City Council shows strong support for Tourism Marketing District
SAN DIEGO (CNS) – San Diego City Council members Monday expressed strong
support for the city's Tourism Marketing District and declined to offer
amendments to an operating agreement that is being held up by Mayor Bob Filner.
The mayor has refused to release funds needed to operate the TMD, and
since the agency is in limbo, a $5.3 million campaign promoting San Diego as a
vacation destination has been postponed. Filner opposes four areas of the deal
and says hoteliers could assess themselves without city involvement.
While Councilman David Alvarez expressed some concerns about the
legality of the district, neither he nor his colleagues took up council
President Todd Gloria's offer to introduce an amendment to the TMD deal.
The council extended the district for 40 years last fall.
“It's a disservice to San Diegans, and offensive to those who elected
the eight of us, not to honor the council's legislative intent,” City Council
President Todd Gloria said. “To shoot ourselves in the foot, by not marketing
our destination, only adds to our economic troubles.”
With no interest on the panel to amend the agreement or kill the TMD
outright, the council members will go into closed session on Tuesday to discuss
their third option, which would be to compel Filner to sign the operating
Gloria said such an action would be to “litigate with themselves.”
Several lawsuits have been filed against the way the TMD funds itself —
a 2 percent addition to the city's 10.5 percent hotel room tax.
According to Filner, a clause in the deal that indemnifies the city
against any adverse court ruling is not strong enough. The mayor also wants
more of the revenue to go toward public safety, the length of the term
shortened to one or two years, and a provision that calls for hoteliers to pay
workers a “living” wage.
Brigette Browning, president of a union representing hotel workers, said
a living wage in San Diego would be around $14 an hour. She said many hotel
and restaurant employees make much less.
Browning's union filed a lawsuit against the district today. The TMD
itself sued the city Friday to force the mayor to sign the agreement.

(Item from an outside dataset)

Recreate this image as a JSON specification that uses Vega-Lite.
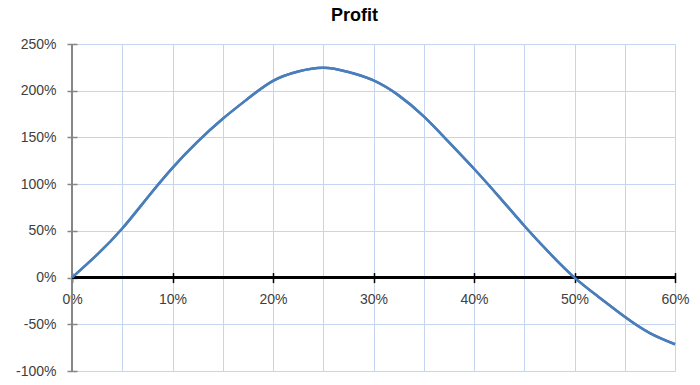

Most TMD opponents contended that it benefits large hotel chains at the
expense of local employees.
TMD supporters said during a nearly three-hour public hearing that
spending by the district is a crucial part of selling the city as a vacation
destination in a competitive tourism marketplace. Las Vegas and Los Angeles are
in the midst of two large promotional campaigns, according to Joe Terzi of the
San Diego Convention and Visitors Bureau.
Terzi said the state of Colorado once eliminated its tourism marketing
program and ended up losing 30 percent of its business.
“We can't spend zero and commit economic suicide like Colorado did,”
Councilwoman Lori Zapf said.
Such an action would cause “a downward spiral” of less revenue, fewer
jobs and reduced city services, she said.
In his concluding remarks, Gloria reminded the audience that he was the
son of a hotel housekeeper, and was willing to take up a minimum wage increase
“directly,” but not in a way tied to the TMD.
City Attorney Jan Goldsmith said the TMD wasn't empowered to impose a
minimum wage on hotels and restaurants, anyway.